TO DO
With the pictures left out, copy the listing below exactly.

────────────────────────────────────────

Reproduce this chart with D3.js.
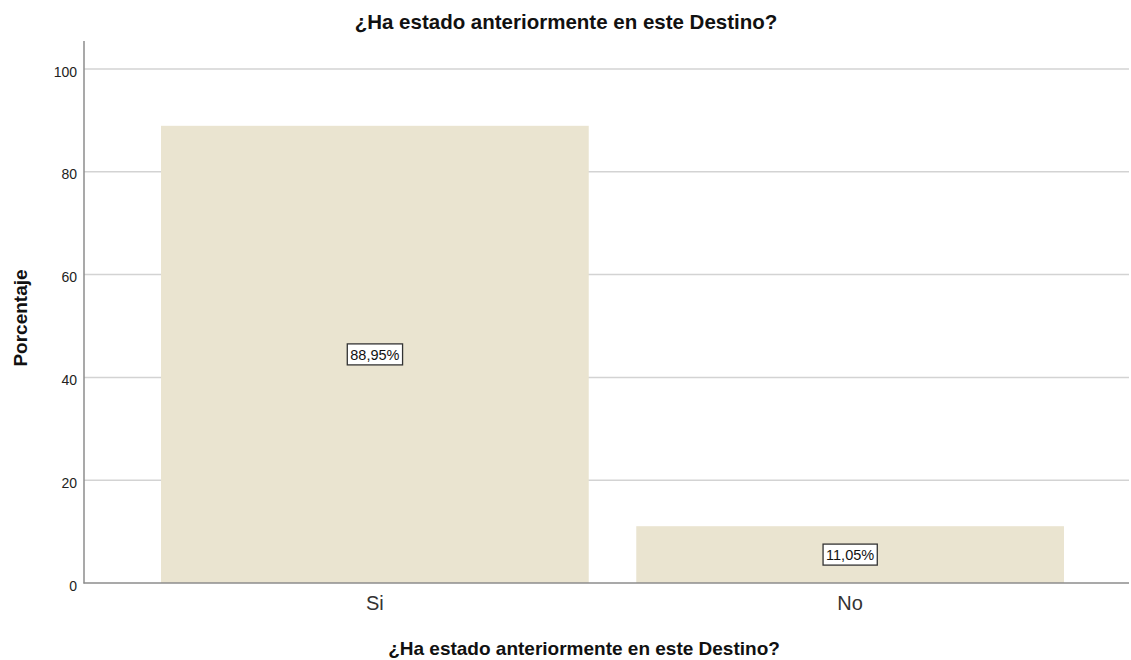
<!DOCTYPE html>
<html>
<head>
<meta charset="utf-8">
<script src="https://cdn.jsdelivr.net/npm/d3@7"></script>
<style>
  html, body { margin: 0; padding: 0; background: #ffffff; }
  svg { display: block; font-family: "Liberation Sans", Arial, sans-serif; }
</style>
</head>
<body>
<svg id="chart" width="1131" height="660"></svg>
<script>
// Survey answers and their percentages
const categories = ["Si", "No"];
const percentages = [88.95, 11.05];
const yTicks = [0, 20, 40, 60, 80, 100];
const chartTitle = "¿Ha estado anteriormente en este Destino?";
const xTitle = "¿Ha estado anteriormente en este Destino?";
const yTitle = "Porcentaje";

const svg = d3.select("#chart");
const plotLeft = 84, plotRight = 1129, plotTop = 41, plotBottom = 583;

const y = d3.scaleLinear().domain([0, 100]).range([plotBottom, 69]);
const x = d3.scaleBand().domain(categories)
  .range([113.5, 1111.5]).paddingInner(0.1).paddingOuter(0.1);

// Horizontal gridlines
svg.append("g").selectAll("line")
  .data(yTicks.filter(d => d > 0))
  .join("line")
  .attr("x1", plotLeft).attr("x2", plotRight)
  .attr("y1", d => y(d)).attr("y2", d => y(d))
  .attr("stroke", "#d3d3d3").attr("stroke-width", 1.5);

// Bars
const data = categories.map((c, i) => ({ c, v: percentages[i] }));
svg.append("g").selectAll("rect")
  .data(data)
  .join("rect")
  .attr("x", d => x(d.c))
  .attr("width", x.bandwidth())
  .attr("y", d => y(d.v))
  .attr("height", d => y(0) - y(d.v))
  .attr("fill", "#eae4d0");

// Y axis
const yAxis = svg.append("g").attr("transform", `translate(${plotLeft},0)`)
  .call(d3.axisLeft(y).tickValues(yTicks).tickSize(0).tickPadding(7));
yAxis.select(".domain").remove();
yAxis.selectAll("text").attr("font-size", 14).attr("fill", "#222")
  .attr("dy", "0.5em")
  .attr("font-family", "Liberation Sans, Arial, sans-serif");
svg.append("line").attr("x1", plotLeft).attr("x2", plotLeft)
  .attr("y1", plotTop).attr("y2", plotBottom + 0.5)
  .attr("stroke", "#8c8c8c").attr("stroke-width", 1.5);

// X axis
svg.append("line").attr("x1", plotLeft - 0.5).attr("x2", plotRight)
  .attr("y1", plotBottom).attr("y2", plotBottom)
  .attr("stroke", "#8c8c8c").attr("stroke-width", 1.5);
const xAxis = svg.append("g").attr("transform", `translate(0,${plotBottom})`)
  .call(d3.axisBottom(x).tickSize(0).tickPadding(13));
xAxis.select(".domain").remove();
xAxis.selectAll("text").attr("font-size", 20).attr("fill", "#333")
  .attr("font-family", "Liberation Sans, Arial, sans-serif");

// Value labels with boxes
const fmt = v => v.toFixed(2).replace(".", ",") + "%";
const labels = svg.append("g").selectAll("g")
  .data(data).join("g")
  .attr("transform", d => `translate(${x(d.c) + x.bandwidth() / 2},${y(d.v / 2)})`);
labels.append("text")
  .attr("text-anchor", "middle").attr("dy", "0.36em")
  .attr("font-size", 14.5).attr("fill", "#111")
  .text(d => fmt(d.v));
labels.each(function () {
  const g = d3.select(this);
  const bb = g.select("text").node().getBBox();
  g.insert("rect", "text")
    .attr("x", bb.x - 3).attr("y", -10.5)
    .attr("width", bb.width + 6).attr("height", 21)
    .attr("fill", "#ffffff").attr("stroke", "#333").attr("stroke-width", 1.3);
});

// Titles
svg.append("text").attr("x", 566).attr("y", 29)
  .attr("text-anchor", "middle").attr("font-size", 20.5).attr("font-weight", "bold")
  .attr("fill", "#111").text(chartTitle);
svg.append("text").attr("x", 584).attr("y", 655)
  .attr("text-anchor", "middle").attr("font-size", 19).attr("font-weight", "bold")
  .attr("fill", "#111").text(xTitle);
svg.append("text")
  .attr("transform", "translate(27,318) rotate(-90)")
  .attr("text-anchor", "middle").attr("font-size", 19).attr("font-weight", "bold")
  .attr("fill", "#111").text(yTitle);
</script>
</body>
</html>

────────────────────────────────────────

EXERCISE ANSWER
Reproduce this chart with D3.js.
<!DOCTYPE html>
<html>
<head>
<meta charset="utf-8">
<script src="https://cdn.jsdelivr.net/npm/d3@7"></script>
<style>
  html, body { margin: 0; padding: 0; background: #ffffff; }
  svg { display: block; font-family: "Liberation Sans", Arial, sans-serif; }
</style>
</head>
<body>
<svg id="chart" width="1131" height="660"></svg>
<script>
// Survey answers and their percentages
const categories = ["Si", "No"];
const percentages = [88.95, 11.05];
const yTicks = [0, 20, 40, 60, 80, 100];
const chartTitle = "¿Ha estado anteriormente en este Destino?";
const xTitle = "¿Ha estado anteriormente en este Destino?";
const yTitle = "Porcentaje";

const svg = d3.select("#chart");
const plotLeft = 84, plotRight = 1129, plotTop = 41, plotBottom = 583;

const y = d3.scaleLinear().domain([0, 100]).range([plotBottom, 69]);
const x = d3.scaleBand().domain(categories)
  .range([113.5, 1111.5]).paddingInner(0.1).paddingOuter(0.1);

// Horizontal gridlines
svg.append("g").selectAll("line")
  .data(yTicks.filter(d => d > 0))
  .join("line")
  .attr("x1", plotLeft).attr("x2", plotRight)
  .attr("y1", d => y(d)).attr("y2", d => y(d))
  .attr("stroke", "#d3d3d3").attr("stroke-width", 1.5);

// Bars
const data = categories.map((c, i) => ({ c, v: percentages[i] }));
svg.append("g").selectAll("rect")
  .data(data)
  .join("rect")
  .attr("x", d => x(d.c))
  .attr("width", x.bandwidth())
  .attr("y", d => y(d.v))
  .attr("height", d => y(0) - y(d.v))
  .attr("fill", "#eae4d0");

// Y axis
const yAxis = svg.append("g").attr("transform", `translate(${plotLeft},0)`)
  .call(d3.axisLeft(y).tickValues(yTicks).tickSize(0).tickPadding(7));
yAxis.select(".domain").remove();
yAxis.selectAll("text").attr("font-size", 14).attr("fill", "#222")
  .attr("dy", "0.5em")
  .attr("font-family", "Liberation Sans, Arial, sans-serif");
svg.append("line").attr("x1", plotLeft).attr("x2", plotLeft)
  .attr("y1", plotTop).attr("y2", plotBottom + 0.5)
  .attr("stroke", "#8c8c8c").attr("stroke-width", 1.5);

// X axis
svg.append("line").attr("x1", plotLeft - 0.5).attr("x2", plotRight)
  .attr("y1", plotBottom).attr("y2", plotBottom)
  .attr("stroke", "#8c8c8c").attr("stroke-width", 1.5);
const xAxis = svg.append("g").attr("transform", `translate(0,${plotBottom})`)
  .call(d3.axisBottom(x).tickSize(0).tickPadding(13));
xAxis.select(".domain").remove();
xAxis.selectAll("text").attr("font-size", 20).attr("fill", "#333")
  .attr("font-family", "Liberation Sans, Arial, sans-serif");

// Value labels with boxes
const fmt = v => v.toFixed(2).replace(".", ",") + "%";
const labels = svg.append("g").selectAll("g")
  .data(data).join("g")
  .attr("transform", d => `translate(${x(d.c) + x.bandwidth() / 2},${y(d.v / 2)})`);
labels.append("text")
  .attr("text-anchor", "middle").attr("dy", "0.36em")
  .attr("font-size", 14.5).attr("fill", "#111")
  .text(d => fmt(d.v));
labels.each(function () {
  const g = d3.select(this);
  const bb = g.select("text").node().getBBox();
  g.insert("rect", "text")
    .attr("x", bb.x - 3).attr("y", -10.5)
    .attr("width", bb.width + 6).attr("height", 21)
    .attr("fill", "#ffffff").attr("stroke", "#333").attr("stroke-width", 1.3);
});

// Titles
svg.append("text").attr("x", 566).attr("y", 29)
  .attr("text-anchor", "middle").attr("font-size", 20.5).attr("font-weight", "bold")
  .attr("fill", "#111").text(chartTitle);
svg.append("text").attr("x", 584).attr("y", 655)
  .attr("text-anchor", "middle").attr("font-size", 19).attr("font-weight", "bold")
  .attr("fill", "#111").text(xTitle);
svg.append("text")
  .attr("transform", "translate(27,318) rotate(-90)")
  .attr("text-anchor", "middle").attr("font-size", 19).attr("font-weight", "bold")
  .attr("fill", "#111").text(yTitle);
</script>
</body>
</html>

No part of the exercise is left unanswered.